__Written request__
Leave out the images; return the rest of the data exactly.

^^^^

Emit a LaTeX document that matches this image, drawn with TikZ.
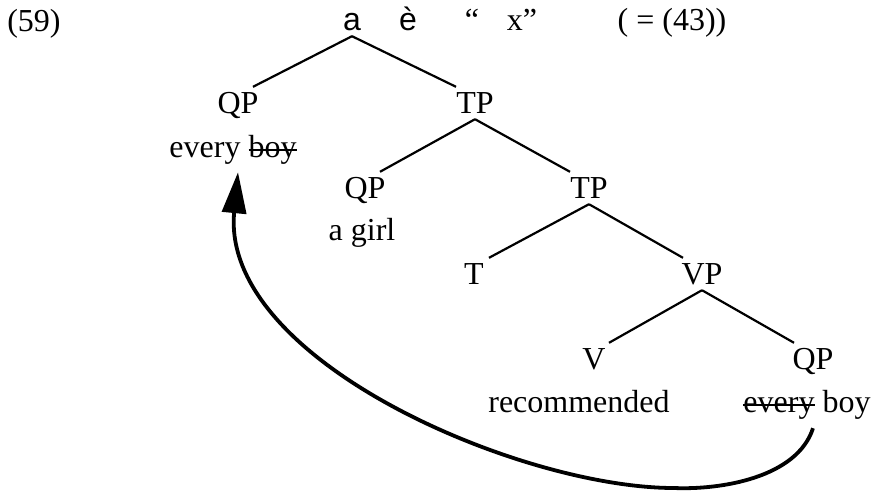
\documentclass[tikz,border=0pt]{standalone}
\usepackage{fontspec}
\setmainfont{Liberation Serif}
\setsansfont{Liberation Sans}
\usetikzlibrary{arrows.meta}
\newcommand{\struck}[1]{\setbox0\hbox{#1}\rlap{\rule[0.2em]{\wd0}{1.8pt}}\box0\relax}
\begin{document}
\begin{tikzpicture}[x=1pt,y=-1pt,
  lab/.style={font=\fontsize{32}{38}\selectfont,inner sep=0pt,anchor=base,
    text height=22pt,text depth=6pt},
  labsf/.style={lab,font=\fontsize{32}{38}\selectfont\sffamily},
  branch/.style={line width=2.2pt},
  move/.style={line width=3.8pt,-{Triangle[length=41pt,width=24pt]}}]
  \useasboundingbox (0,0) rectangle (873,491);
  \node[lab] (ex) at (34,31) {(59)};
  \node[labsf] (root) at (352,30) {a};
  \node[labsf] (grave) at (408,30) {è};
  \node[lab] (lq) at (472,30) {“};
  \node[lab] (var) at (522,30) {x”};
  \node[lab] (same) at (672,30) {( = (43))};
  \node[lab] (qpA) at (238,113) {QP};
  \node[lab] (tpA) at (475,113) {TP};
  \node[lab] (evA) at (233,157) {every \struck{boy}};
  \node[lab] (qpB) at (365,198) {QP};
  \node[lab] (tpB) at (589,198) {TP};
  \node[lab] (girl) at (362,240) {a girl};
  \node[lab] (tT) at (474,284) {T};
  \node[lab] (vpA) at (702,284) {VP};
  \node[lab] (vV) at (594,369) {V};
  \node[lab] (qpC) at (813,369) {QP};
  \node[lab] (rec) at (579,412) {recommended};
  \node[lab] (evB) at (807,412) {\struck{every} boy};
  \foreach \p/\l/\r in {root/qpA/tpA, tpA/qpB/tpB, tpB/tT/vpA, vpA/vV/qpC} {
    \draw[branch] (\p.south) -- ([xshift=15pt,yshift=4pt]\l.north);
    \draw[branch] (\p.south) -- ([xshift=-19pt,yshift=4pt]\r.north);
  }
  \draw[move] ([xshift=6pt,yshift=-10pt]evB.south)
    .. controls (797,478) and (720,490) .. (674,488)
    .. controls (520,488) and (220,360) .. ([xshift=5pt,yshift=-9pt]evA.south);
\end{tikzpicture}
\end{document}
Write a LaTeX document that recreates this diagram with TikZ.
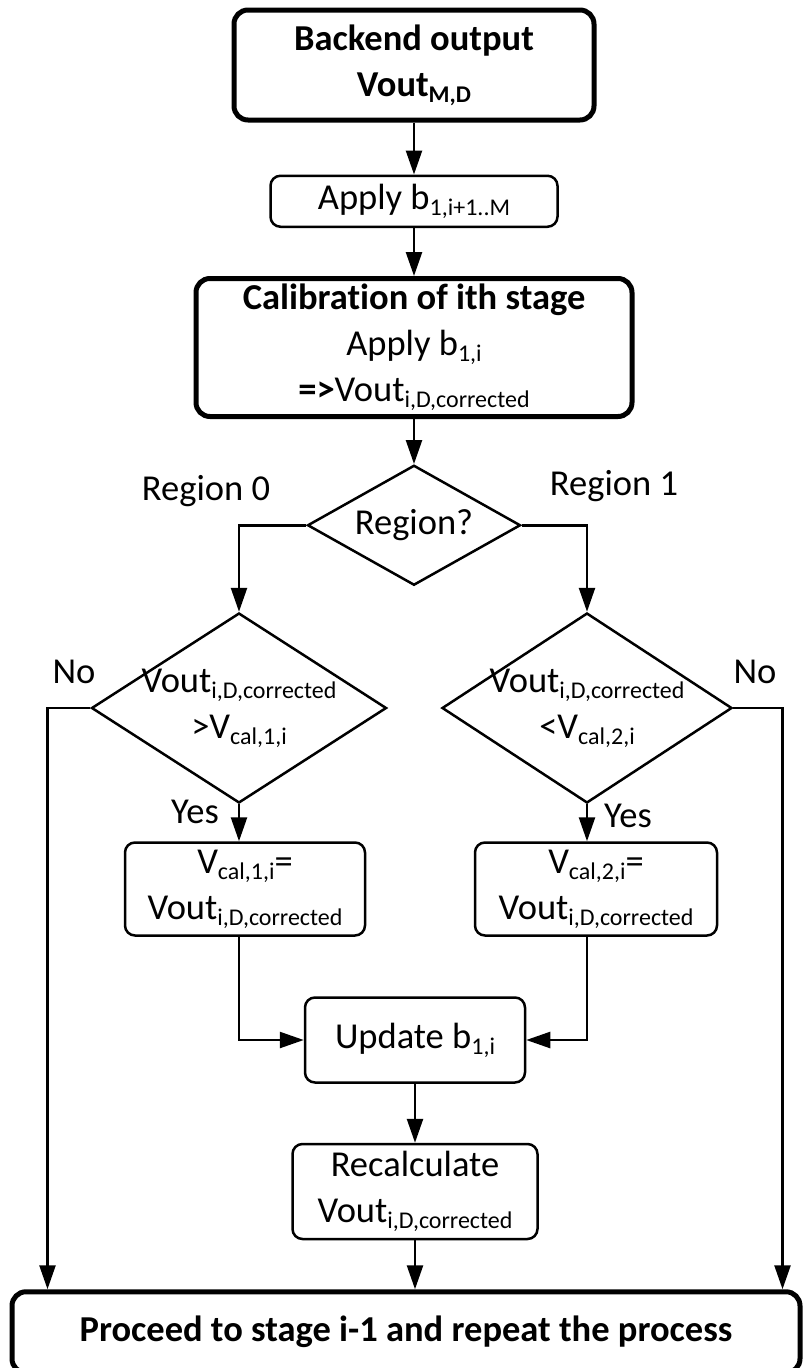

^^^^

__Exercise output__
Emit a LaTeX document that matches this image, drawn with TikZ.
\documentclass[tikz,border=0pt]{standalone}
\usepackage{fontspec}
\setmainfont{Liberation Serif}
\setsansfont{Liberation Sans}
\usetikzlibrary{arrows.meta}
\newcommand{\struck}[1]{\setbox0\hbox{#1}\rlap{\rule[0.2em]{\wd0}{1.8pt}}\box0\relax}
\begin{document}
\begin{tikzpicture}[x=1pt,y=-1pt,
  lab/.style={font=\fontsize{32}{38}\selectfont,inner sep=0pt,anchor=base,
    text height=22pt,text depth=6pt},
  labsf/.style={lab,font=\fontsize{32}{38}\selectfont\sffamily},
  branch/.style={line width=2.2pt},
  move/.style={line width=3.8pt,-{Triangle[length=41pt,width=24pt]}}]
  \useasboundingbox (0,0) rectangle (873,491);
  \node[lab] (ex) at (34,31) {(59)};
  \node[labsf] (root) at (352,30) {a};
  \node[labsf] (grave) at (408,30) {è};
  \node[lab] (lq) at (472,30) {“};
  \node[lab] (var) at (522,30) {x”};
  \node[lab] (same) at (672,30) {( = (43))};
  \node[lab] (qpA) at (238,113) {QP};
  \node[lab] (tpA) at (475,113) {TP};
  \node[lab] (evA) at (233,157) {every \struck{boy}};
  \node[lab] (qpB) at (365,198) {QP};
  \node[lab] (tpB) at (589,198) {TP};
  \node[lab] (girl) at (362,240) {a girl};
  \node[lab] (tT) at (474,284) {T};
  \node[lab] (vpA) at (702,284) {VP};
  \node[lab] (vV) at (594,369) {V};
  \node[lab] (qpC) at (813,369) {QP};
  \node[lab] (rec) at (579,412) {recommended};
  \node[lab] (evB) at (807,412) {\struck{every} boy};
  \foreach \p/\l/\r in {root/qpA/tpA, tpA/qpB/tpB, tpB/tT/vpA, vpA/vV/qpC} {
    \draw[branch] (\p.south) -- ([xshift=15pt,yshift=4pt]\l.north);
    \draw[branch] (\p.south) -- ([xshift=-19pt,yshift=4pt]\r.north);
  }
  \draw[move] ([xshift=6pt,yshift=-10pt]evB.south)
    .. controls (797,478) and (720,490) .. (674,488)
    .. controls (520,488) and (220,360) .. ([xshift=5pt,yshift=-9pt]evA.south);
\end{tikzpicture}
\end{document}
Write a LaTeX document that recreates this diagram with TikZ.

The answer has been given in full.